The cables also carried cultural influence. American news reached Europe in hours instead of weeks. European fashion trends arrived in New York almost instantly. The modern concept of global culture began with those copper wires on the ocean floor.

The Forgotten Foundation of Everything

Today, more than 95% of international internet traffic travels through undersea cables — direct descendants of Field's original Atlantic wire. The basic technology remains remarkably similar: insulated cables lying on the ocean floor, carrying electrical signals across vast distances.

Modern cables use fiber optic technology instead of copper wire, but they follow many of the same routes pioneered in the 1860s. The Great Circle route between New York and London, first mapped by telegraph engineers, still carries much of the internet traffic between America and Europe.

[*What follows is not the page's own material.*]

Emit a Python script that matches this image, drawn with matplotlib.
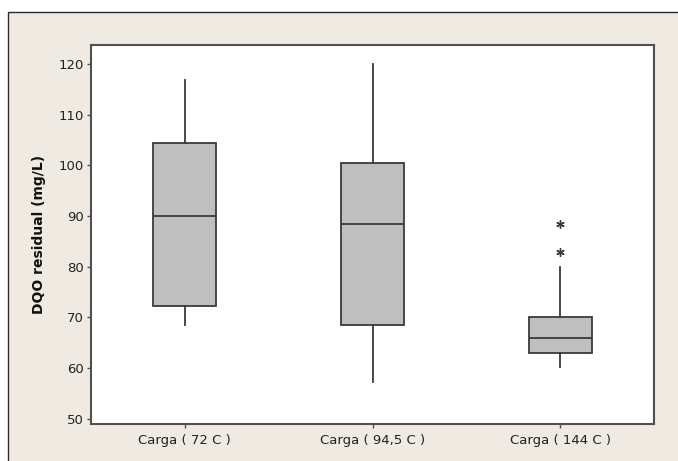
import matplotlib
matplotlib.use("Agg")
import matplotlib.pyplot as plt
from matplotlib.patches import Rectangle

# values (mg/L)
labels = ["Carga ( 72 C )", "Carga ( 94,5 C )", "Carga ( 144 C )"]
whis_low = [68.6, 57.2, 60.2]
q1 = [72.3, 68.6, 62.9]
medians = [90.0, 88.4, 66.0]
q3 = [104.3, 100.5, 70.0]
whis_high = [116.8, 120.0, 80.0]
outliers = [[], [], [82.9, 88.4]]

stats = []
for i in range(len(labels)):
    stats.append({
        "label": labels[i],
        "whislo": whis_low[i],
        "q1": q1[i],
        "med": medians[i],
        "q3": q3[i],
        "whishi": whis_high[i],
        "fliers": outliers[i],
    })

W, H = 678, 461
fig = plt.figure(figsize=(W / 100, H / 100), dpi=100)
fig.patch.set_facecolor("white")

# beige outer frame (Minitab style)
frame = Rectangle((8 / W, -0.1), 1.2, (H - 12) / H + 0.1, transform=fig.transFigure,
                  facecolor="#efebe2", edgecolor="#2a2a2a", lw=1.0, zorder=-1)
fig.patches.append(frame)

ax = fig.add_axes([91 / W, (H - 424) / H, (654 - 91) / W, (424 - 45) / H])
ax.set_facecolor("white")

dark = "#3a3a3a"
ax.bxp(stats, positions=[1, 2, 3], widths=0.336, patch_artist=True, showcaps=False,
       boxprops=dict(facecolor="#bfbfbf", edgecolor=dark, linewidth=1.3),
       medianprops=dict(color=dark, linewidth=1.3),
       whiskerprops=dict(color=dark, linewidth=1.3),
       flierprops=dict(marker=(6, 2, 0), markersize=6, markeredgecolor=dark,
                       markerfacecolor=dark, markeredgewidth=1.0, linestyle="none"))

ax.set_xlim(0.5, 3.5)
ax.set_ylim(49.0, 123.7)
ax.set_yticks(range(50, 121, 10))
ax.set_xticks([1, 2, 3])
ax.set_xticklabels(labels)

for s in ax.spines.values():
    s.set_color("#505050")
    s.set_linewidth(1.5)

ax.tick_params(axis="both", direction="out", length=3, width=1, color="#505050",
               labelsize=9.5, labelcolor="#222222", pad=2)
ax.tick_params(axis="x", pad=4)
ax.set_ylabel("DQO residual (mg/L)", fontsize=10, fontweight="bold", color="#111111", labelpad=9)

fig.savefig("out.png", dpi=100)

The companies that laid those original cables evolved into modern telecommunications giants. Western Union, originally a telegraph company, dominated international communication for more than a century. British Cable & Wireless controlled much of the world's undersea infrastructure until the internet era.

The Mystery That Launched a Revolution

We still don't know exactly why that first 1858 cable failed so quickly. The official explanation blamed electrical problems, but some historians suspect deliberate sabotage by interests that profited from slow communication. The mystery doesn't matter — the brief success proved that instant global communication was possible.

That three-week window changed everything. Investors, engineers, and governments suddenly understood that geography was no longer destiny. Distance could be conquered. The age of global communication had begun.

The Wire That Predicted the Future

Cyrus Field died in 1892, just as his telegraph network was reaching its peak. He never lived to see radio, television, or the internet. But his copper wire lying on the Atlantic floor had already sketched the blueprint for the connected world we inhabit today.

Every video call, every email, every social media post follows the path that Field's cable pioneered. The internet didn't invent global communication — it simply made it faster, cheaper, and more accessible. The hard work of connecting the world was done by Victorian engineers dropping copper wire into the deepest parts of the ocean.

The next time your internet connection fails, remember the engineers who spent decades trying to get a single wire to work across the Atlantic Ocean. They were building the foundation for everything we take for granted today, one failed attempt at a time.